In the letter that my mom left for me to read after she passed away, she left one explicit command:
“Keep my phone.”
Later, I realized why. Painstakingly and over the six to eight months before her death, she filled the phone up with every single piece of information she could think of: passwords to accounts, account numbers, access information, contacts.
I transferred it all to my phone, and that gift has made life without her easier than it ought to be.
But what fascinates me most about my mom’s phone is her contact list. She had hundreds and hundreds of contacts, as I imagine many people do—but she has named hers in a way that cracks me up every time I look for them:
Susan
Susan’s Friend I Met At Kroger
Don’s Dentist’s Wife
Sherry
Sherry from the Anniversary Party
It has taken me months to figure out who some of these people are. My mom’s system differs very much from my dull first-name, last-name filing system. But I also find that kind of touching, because it speaks to the web of relationships that my mom had and cultivated.
There is a difference, after all, between a “contact” and a friend.
Social media is all about collecting contacts now. So, sometimes, are churches. Input your name, cell phone number, social media handle and all of a sudden you have access—to information, to generically-worded invitations, to “content.”
We might know some of our contacts. Many of us don’t know all of them. Some of our contacts are friends of friends of friends, of people who found us for reasons only they know. We collect information, wish each other’s happy birthdays, go on with our lives.
But my mom’s phone list is full of people with stories. And sometimes the stories are the way she filed them, so that she would remember. They are people she met at weddings, funerals, and parties, in the aisle at grocery stores, through other people at church. She cared about them. She knew about their sons and daughters and aunts and uncles, which is why so many of her contacts bear those names. She wrote them cards and took them food when they were sick.

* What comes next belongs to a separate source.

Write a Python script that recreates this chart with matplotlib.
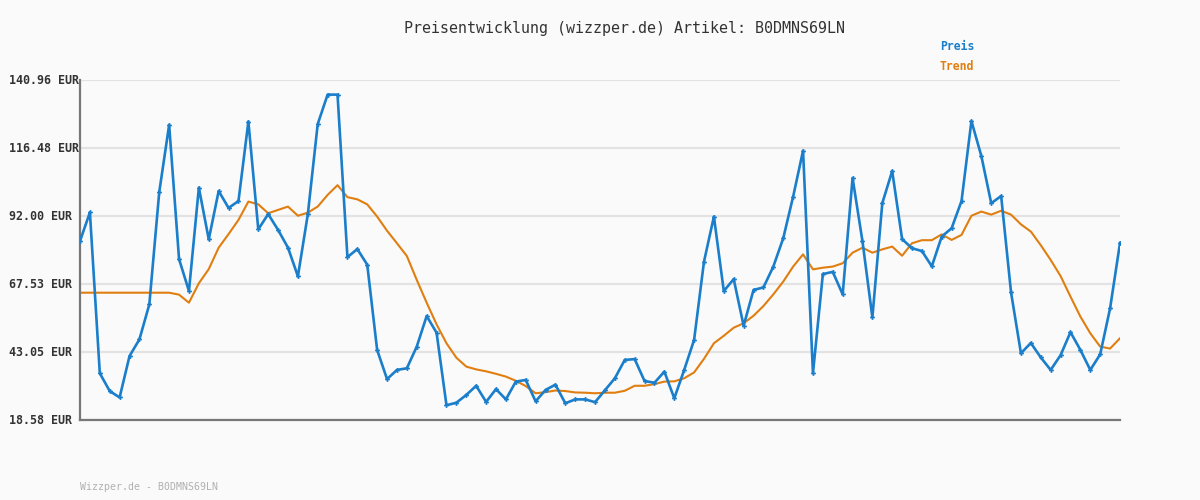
import matplotlib
matplotlib.use("Agg")
import matplotlib.pyplot as plt
from matplotlib.transforms import blended_transform_factory

preis = [83.0, 93.3, 35.4, 29.0, 26.7, 41.6, 47.6, 60.2, 100.6, 124.8,
         76.5, 65.0, 102.2, 83.6, 101.0, 94.9, 97.4, 126.0, 87.2, 92.7,
         87.0, 80.6, 70.3, 92.6, 125.1, 135.7, 135.7, 77.2, 80.1, 74.5,
         43.8, 33.3, 36.6, 37.2, 45.0, 56.0, 50.0, 23.9, 24.8, 27.6,
         30.9, 25.1, 29.7, 26.0, 32.4, 33.0, 25.3, 29.4, 31.3, 24.6,
         26.0, 26.0, 25.0, 29.3, 33.6, 40.2, 40.5, 32.6, 32.0, 36.0,
         26.4, 36.6, 47.4, 75.6, 91.8, 65.0, 69.3, 52.5, 65.4, 66.3,
         73.8, 84.0, 99.0, 115.5, 35.4, 71.1, 71.9, 63.8, 105.7, 82.9,
         55.5, 96.6, 108.2, 83.7, 80.4, 79.4, 73.9, 84.6, 87.6, 97.4,
         126.2, 113.6, 96.6, 99.2, 64.5, 42.6, 46.3, 41.1, 36.6, 41.9,
         50.2, 43.8, 36.6, 42.2, 58.8, 82.3]

trend = [64.4, 64.4, 64.4, 64.4, 64.4, 64.4, 64.4, 64.4, 64.4, 64.4,
         63.7, 60.8, 67.8, 72.9, 80.6, 85.5, 90.6, 97.2, 96.2, 93.0,
         94.2, 95.4, 92.1, 93.2, 95.4, 99.6, 103.1, 98.8, 98.0, 96.2,
         91.8, 86.7, 82.2, 77.6, 69.0, 60.8, 53.0, 46.2, 41.0, 37.8,
         36.8, 36.1, 35.2, 34.2, 32.7, 30.8, 28.2, 28.6, 29.2, 29.0,
         28.5, 28.4, 28.2, 28.4, 28.4, 29.1, 30.9, 30.9, 31.5, 32.4,
         32.5, 33.6, 35.7, 40.6, 46.2, 48.9, 51.8, 53.4, 56.1, 59.6,
         63.8, 68.4, 73.8, 78.2, 72.8, 73.4, 73.8, 75.0, 78.8, 80.6,
         78.8, 80.0, 81.0, 77.7, 82.2, 83.3, 83.3, 85.4, 83.4, 85.2,
         92.1, 93.6, 92.5, 93.9, 92.5, 89.0, 86.4, 81.5, 76.2, 70.4,
         63.0, 55.8, 49.8, 45.0, 44.3, 48.0]

yticks = [18.58, 43.05, 67.53, 92.00, 116.48, 140.96]
ytick_labels = ["18.58 EUR", "43.05 EUR", "67.53 EUR", "92.00 EUR", "116.48 EUR", "140.96 EUR"]

title = "Preisentwicklung (wizzper.de) Artikel: B0DMNS69LN"
footer = "Wizzper.de - B0DMNS69LN"

BG = "#fafafa"
BLUE = "#1a7ecb"
ORANGE = "#e07e10"

fig = plt.figure(figsize=(12, 5), dpi=100, facecolor=BG)
ax = fig.add_axes([80/1200, 80/500, 1040/1200, 340/500])
ax.set_facecolor(BG)

x = list(range(len(preis)))
for yv in yticks:
    ax.axhline(yv, color="#e3e3e3", lw=1.6, zorder=0)

ax.plot(x, trend, color=ORANGE, lw=1.5, zorder=2)
ax.plot(x, preis, color=BLUE, lw=1.9, marker="P", ms=3.5, mew=0, zorder=3)

ax.set_xlim(0, len(preis) - 1)
ax.set_ylim(yticks[0], yticks[-1])
ax.set_yticks(yticks)
ax.set_yticklabels([])
ax.tick_params(axis="y", length=0)
ax.set_xticks([])
for s in ["top", "right"]:
    ax.spines[s].set_visible(False)
for s in ["left", "bottom"]:
    ax.spines[s].set_color("#777777")
    ax.spines[s].set_linewidth(1.6)

trans = blended_transform_factory(fig.transFigure, ax.transData)
for yv, lab in zip(yticks, ytick_labels):
    fig.text(9/1200, yv, lab, transform=trans, ha="left", va="center",
             family="DejaVu Sans Mono", fontsize=8.4, fontweight="bold",
             color="#333333")

fig.text(624/1200, 1 - 28/500, title, ha="center", va="center",
         family="DejaVu Sans Mono", fontsize=10.8, color="#333333")
fig.text(940/1200, 1 - 47/500, "Preis", ha="left", va="center",
         family="DejaVu Sans Mono", fontsize=8.3, fontweight="bold", color=BLUE)
fig.text(940/1200, 1 - 67/500, "Trend", ha="left", va="center",
         family="DejaVu Sans Mono", fontsize=8.3, fontweight="bold", color=ORANGE)
fig.text(80/1200, 1 - 487/500, footer, ha="left", va="center",
         family="DejaVu Sans Mono", fontsize=7.1, color="#b0b0b0")

fig.savefig("out.png", dpi=100, facecolor=BG)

I was thinking about this a month ago when I met a acquaintance at a social event. We had a lovely conversation, and when we parted ways she enthused, “Let’s connect!”
Two days later, she sent me a social media invite.
I was amused. But that’s not connecting, I thought, well aware I am rapidly becoming anomalous in my thoughts on this matter in our modern era. And it isn’t. To make a contact of someone, to know them in that ephemeral way through the internet or social media, may certainly be useful—may even have its own intrinsic value—but it’s not connecting.
I don’t mean that relationship has to take place in person. It doesn’t. I have friends who are geographically remote and we build relationship by investing time, energy, care—yes, even virtually. But that really is the trick of it. That’s what relationship demands, what real “connecting” demands: time, and energy, and care. It’s more than cultivating proximity to someone. It’s more than saying to someone, “I acknowledge you exist around me.”
I am becoming more and more convinced that the revolutionary work of the church lives in that space—that space of caring. Of giving up oneself in small ways to learn someone or become familiar with someone. Of going deeper than what our society tells us connection is. And I am equally convinced that we will falter when our churches become more secular in their approach to cultivating “connections.”
The people who made and make a difference in my life are the people who spend time with me—not because they have to, but because they choose to do so. And they are the people who know the things about me no one else knows, not because I’m secretive but because there’s only so much you can learn from superficial conversations and social media posts. In turn, I try to remember that much of my faith can only be lived out by investment in others.
Sometimes being called to a life of sacrifice doesn’t mean running to another country to evangelize, or taking metaphorical bullets for a political stance, or selling your car to feed the poor (although hey, if you can do that, go for it). Sometimes sacrifice and giving looks much smaller: like giving up some of what you would rather prioritize to spend that time with people who would otherwise be relegated to a name in your contact list, to make investments of your energy and your resources.
May your phones be filled with names like Carol’s daughter’s boyfriend.